• [RECORDED DATA]:
----

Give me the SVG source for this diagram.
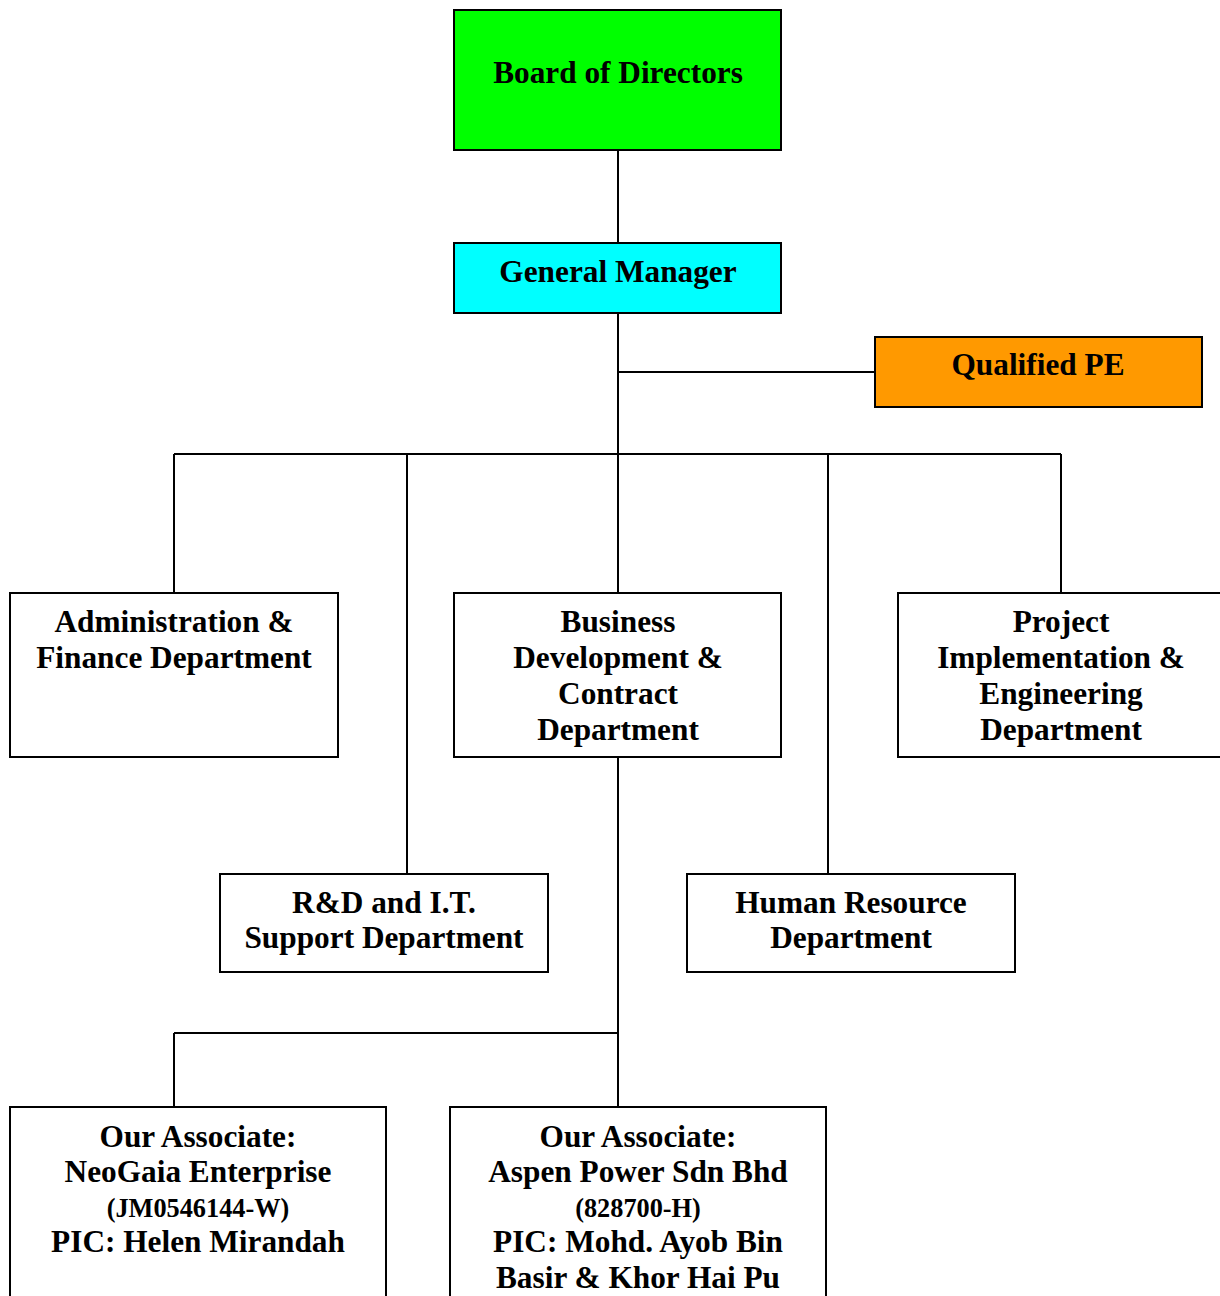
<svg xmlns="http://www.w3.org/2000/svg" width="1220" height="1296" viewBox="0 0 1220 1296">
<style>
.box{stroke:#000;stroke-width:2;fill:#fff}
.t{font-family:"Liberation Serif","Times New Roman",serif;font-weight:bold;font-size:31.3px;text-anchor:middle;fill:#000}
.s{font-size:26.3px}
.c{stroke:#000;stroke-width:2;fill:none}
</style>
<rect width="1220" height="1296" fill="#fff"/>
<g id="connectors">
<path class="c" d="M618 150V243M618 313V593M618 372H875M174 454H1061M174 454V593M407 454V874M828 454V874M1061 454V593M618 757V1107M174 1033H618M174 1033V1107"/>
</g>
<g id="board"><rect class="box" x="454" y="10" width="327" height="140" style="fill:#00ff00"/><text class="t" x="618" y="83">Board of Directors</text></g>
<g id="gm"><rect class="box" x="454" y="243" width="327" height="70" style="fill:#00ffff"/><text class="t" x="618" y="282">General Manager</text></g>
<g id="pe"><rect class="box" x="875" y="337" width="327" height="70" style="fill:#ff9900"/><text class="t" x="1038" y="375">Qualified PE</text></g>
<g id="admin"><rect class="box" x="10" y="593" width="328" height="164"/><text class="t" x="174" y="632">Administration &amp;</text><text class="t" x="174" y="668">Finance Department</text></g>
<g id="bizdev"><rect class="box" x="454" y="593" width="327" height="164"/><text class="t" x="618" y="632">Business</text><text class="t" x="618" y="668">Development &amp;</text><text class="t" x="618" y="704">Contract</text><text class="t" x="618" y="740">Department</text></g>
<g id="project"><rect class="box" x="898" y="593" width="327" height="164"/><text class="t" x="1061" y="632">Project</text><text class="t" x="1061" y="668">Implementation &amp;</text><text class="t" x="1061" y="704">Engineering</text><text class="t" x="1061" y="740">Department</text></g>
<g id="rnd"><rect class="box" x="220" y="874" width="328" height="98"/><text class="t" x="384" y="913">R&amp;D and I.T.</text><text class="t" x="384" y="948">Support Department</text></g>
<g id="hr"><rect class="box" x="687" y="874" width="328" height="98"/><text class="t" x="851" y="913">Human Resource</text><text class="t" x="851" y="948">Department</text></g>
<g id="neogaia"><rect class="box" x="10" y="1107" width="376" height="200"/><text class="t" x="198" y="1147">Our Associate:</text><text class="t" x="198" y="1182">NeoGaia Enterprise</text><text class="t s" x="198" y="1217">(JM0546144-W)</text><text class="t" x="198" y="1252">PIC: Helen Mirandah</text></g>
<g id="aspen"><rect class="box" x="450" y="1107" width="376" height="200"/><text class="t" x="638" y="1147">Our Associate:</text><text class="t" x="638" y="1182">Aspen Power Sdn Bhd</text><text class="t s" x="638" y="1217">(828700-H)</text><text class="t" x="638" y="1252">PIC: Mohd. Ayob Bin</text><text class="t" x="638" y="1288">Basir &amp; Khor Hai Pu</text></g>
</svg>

----

• [STATED EXERCISE]:
Write the full listing out again with every line unchanged, but include no pictures.

• [OUTPUT OF THE TASK]:
Give me the SVG source for this diagram.
<svg xmlns="http://www.w3.org/2000/svg" width="1220" height="1296" viewBox="0 0 1220 1296">
<style>
.box{stroke:#000;stroke-width:2;fill:#fff}
.t{font-family:"Liberation Serif","Times New Roman",serif;font-weight:bold;font-size:31.3px;text-anchor:middle;fill:#000}
.s{font-size:26.3px}
.c{stroke:#000;stroke-width:2;fill:none}
</style>
<rect width="1220" height="1296" fill="#fff"/>
<g id="connectors">
<path class="c" d="M618 150V243M618 313V593M618 372H875M174 454H1061M174 454V593M407 454V874M828 454V874M1061 454V593M618 757V1107M174 1033H618M174 1033V1107"/>
</g>
<g id="board"><rect class="box" x="454" y="10" width="327" height="140" style="fill:#00ff00"/><text class="t" x="618" y="83">Board of Directors</text></g>
<g id="gm"><rect class="box" x="454" y="243" width="327" height="70" style="fill:#00ffff"/><text class="t" x="618" y="282">General Manager</text></g>
<g id="pe"><rect class="box" x="875" y="337" width="327" height="70" style="fill:#ff9900"/><text class="t" x="1038" y="375">Qualified PE</text></g>
<g id="admin"><rect class="box" x="10" y="593" width="328" height="164"/><text class="t" x="174" y="632">Administration &amp;</text><text class="t" x="174" y="668">Finance Department</text></g>
<g id="bizdev"><rect class="box" x="454" y="593" width="327" height="164"/><text class="t" x="618" y="632">Business</text><text class="t" x="618" y="668">Development &amp;</text><text class="t" x="618" y="704">Contract</text><text class="t" x="618" y="740">Department</text></g>
<g id="project"><rect class="box" x="898" y="593" width="327" height="164"/><text class="t" x="1061" y="632">Project</text><text class="t" x="1061" y="668">Implementation &amp;</text><text class="t" x="1061" y="704">Engineering</text><text class="t" x="1061" y="740">Department</text></g>
<g id="rnd"><rect class="box" x="220" y="874" width="328" height="98"/><text class="t" x="384" y="913">R&amp;D and I.T.</text><text class="t" x="384" y="948">Support Department</text></g>
<g id="hr"><rect class="box" x="687" y="874" width="328" height="98"/><text class="t" x="851" y="913">Human Resource</text><text class="t" x="851" y="948">Department</text></g>
<g id="neogaia"><rect class="box" x="10" y="1107" width="376" height="200"/><text class="t" x="198" y="1147">Our Associate:</text><text class="t" x="198" y="1182">NeoGaia Enterprise</text><text class="t s" x="198" y="1217">(JM0546144-W)</text><text class="t" x="198" y="1252">PIC: Helen Mirandah</text></g>
<g id="aspen"><rect class="box" x="450" y="1107" width="376" height="200"/><text class="t" x="638" y="1147">Our Associate:</text><text class="t" x="638" y="1182">Aspen Power Sdn Bhd</text><text class="t s" x="638" y="1217">(828700-H)</text><text class="t" x="638" y="1252">PIC: Mohd. Ayob Bin</text><text class="t" x="638" y="1288">Basir &amp; Khor Hai Pu</text></g>
</svg>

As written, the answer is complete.